Quote all lines below exactly. Images stay out.
··· Data ···
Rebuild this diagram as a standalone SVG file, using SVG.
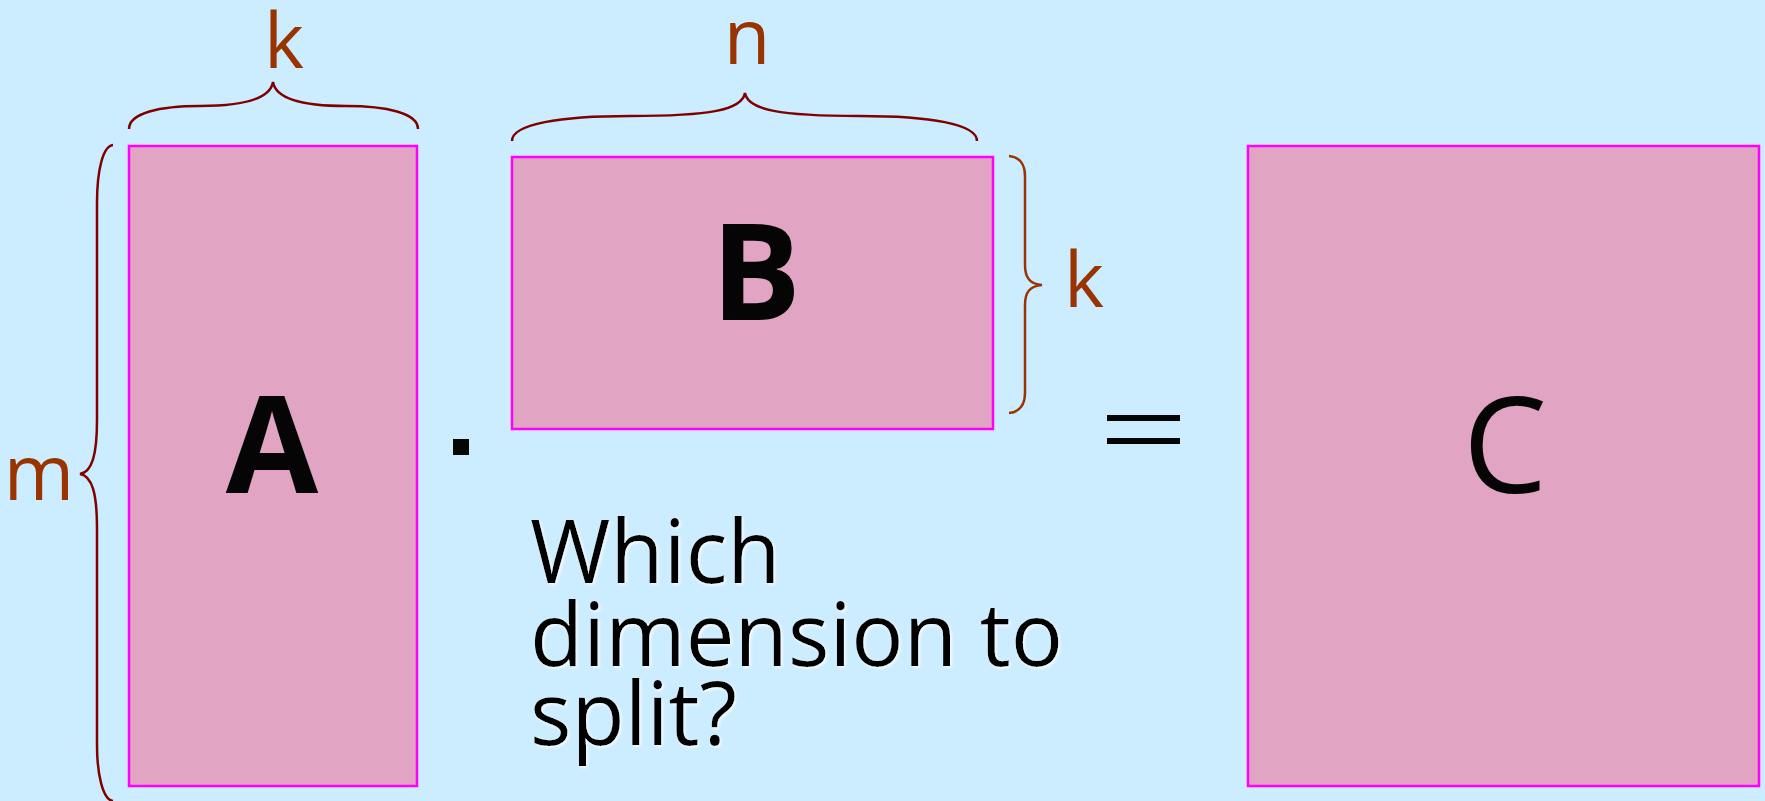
<svg xmlns="http://www.w3.org/2000/svg" width="1765" height="801" viewBox="0 0 1765 801">
<defs>
<style>
.mat{fill:#E1A4C3;stroke:#FF00FF;stroke-width:2.5}
.brace{fill:none;stroke:#800000;stroke-width:2.5}
.braceB{fill:none;stroke:#993300;stroke-width:2.5}
.dim{font-family:"Open Sans","DejaVu Sans",sans-serif;font-size:76px;fill:#993300;text-anchor:middle}
.big{font-family:"Open Sans","DejaVu Sans",sans-serif;font-size:134px;fill:#050505;text-anchor:middle}
.q{font-family:"Open Sans","DejaVu Sans",sans-serif;font-size:87px;fill:#050505}
.op{fill:#050505}
</style>
<filter id="glow" x="-5%" y="-5%" width="110%" height="115%">
<feDropShadow dx="1.5" dy="1.5" stdDeviation="1.5" flood-color="#ffffff" flood-opacity="0.9"/>
</filter>
</defs>
<rect width="1765" height="801" fill="#CCECFF"/>
<g id="matA">
<rect class="mat" x="129" y="146" width="288" height="640"/>
<text class="big" x="272" y="493" font-weight="bold">A</text>
</g>
<g id="matB">
<rect class="mat" x="512" y="157" width="481" height="272"/>
<text class="big" x="756" y="320" font-weight="bold">B</text>
</g>
<g id="matC">
<rect class="mat" x="1248" y="146" width="511" height="640"/>
<text class="big" x="1505" y="493" font-size="136">C</text>
</g>
<g id="operators">
<rect class="op" x="453" y="439" width="16" height="16"/>
<rect class="op" x="1107" y="415" width="73" height="6"/>
<rect class="op" x="1107" y="438" width="73" height="6"/>
</g>
<g id="braces">
<path class="brace" d="M129,129 C129,113 160,106 200,106 C240,106 270,100 273,82 C276,100 306,106 346,106 C386,106 418,113 418,129"/>
<path class="brace" d="M512,141 C512,124 560,116 630,116 C710,116 742,110 745,93 C748,110 780,116 860,116 C930,116 977,124 977,141"/>
<path class="brace" d="M113,145 C103,146 97,170 97,203 L97,420 C97,455 92,472 80,474 C92,476 97,493 97,528 L97,745 C97,775 103,800 113,801"/>
<path class="braceB" d="M1009,156 C1020,157 1025,165 1025,176 L1025,265 C1025,278 1030,284 1042,285 C1030,286 1025,292 1025,305 L1025,393 C1025,404 1020,412 1009,413"/>
</g>
<g id="labels">
<text class="dim" x="284" y="68">k</text>
<text class="dim" x="747" y="64">n</text>
<text class="dim" x="39" y="500">m</text>
<text class="dim" x="1084" y="307">k</text>
</g>
<g id="question" filter="url(#glow)">
<text class="q" x="530" y="583">Which</text>
<text class="q" x="530" y="666">dimension to</text>
<text class="q" x="530" y="745">split?</text>
</g>
</svg>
···
Answer for the task
Rebuild this diagram as a standalone SVG file, using SVG.
<svg xmlns="http://www.w3.org/2000/svg" width="1765" height="801" viewBox="0 0 1765 801">
<defs>
<style>
.mat{fill:#E1A4C3;stroke:#FF00FF;stroke-width:2.5}
.brace{fill:none;stroke:#800000;stroke-width:2.5}
.braceB{fill:none;stroke:#993300;stroke-width:2.5}
.dim{font-family:"Open Sans","DejaVu Sans",sans-serif;font-size:76px;fill:#993300;text-anchor:middle}
.big{font-family:"Open Sans","DejaVu Sans",sans-serif;font-size:134px;fill:#050505;text-anchor:middle}
.q{font-family:"Open Sans","DejaVu Sans",sans-serif;font-size:87px;fill:#050505}
.op{fill:#050505}
</style>
<filter id="glow" x="-5%" y="-5%" width="110%" height="115%">
<feDropShadow dx="1.5" dy="1.5" stdDeviation="1.5" flood-color="#ffffff" flood-opacity="0.9"/>
</filter>
</defs>
<rect width="1765" height="801" fill="#CCECFF"/>
<g id="matA">
<rect class="mat" x="129" y="146" width="288" height="640"/>
<text class="big" x="272" y="493" font-weight="bold">A</text>
</g>
<g id="matB">
<rect class="mat" x="512" y="157" width="481" height="272"/>
<text class="big" x="756" y="320" font-weight="bold">B</text>
</g>
<g id="matC">
<rect class="mat" x="1248" y="146" width="511" height="640"/>
<text class="big" x="1505" y="493" font-size="136">C</text>
</g>
<g id="operators">
<rect class="op" x="453" y="439" width="16" height="16"/>
<rect class="op" x="1107" y="415" width="73" height="6"/>
<rect class="op" x="1107" y="438" width="73" height="6"/>
</g>
<g id="braces">
<path class="brace" d="M129,129 C129,113 160,106 200,106 C240,106 270,100 273,82 C276,100 306,106 346,106 C386,106 418,113 418,129"/>
<path class="brace" d="M512,141 C512,124 560,116 630,116 C710,116 742,110 745,93 C748,110 780,116 860,116 C930,116 977,124 977,141"/>
<path class="brace" d="M113,145 C103,146 97,170 97,203 L97,420 C97,455 92,472 80,474 C92,476 97,493 97,528 L97,745 C97,775 103,800 113,801"/>
<path class="braceB" d="M1009,156 C1020,157 1025,165 1025,176 L1025,265 C1025,278 1030,284 1042,285 C1030,286 1025,292 1025,305 L1025,393 C1025,404 1020,412 1009,413"/>
</g>
<g id="labels">
<text class="dim" x="284" y="68">k</text>
<text class="dim" x="747" y="64">n</text>
<text class="dim" x="39" y="500">m</text>
<text class="dim" x="1084" y="307">k</text>
</g>
<g id="question" filter="url(#glow)">
<text class="q" x="530" y="583">Which</text>
<text class="q" x="530" y="666">dimension to</text>
<text class="q" x="530" y="745">split?</text>
</g>
</svg>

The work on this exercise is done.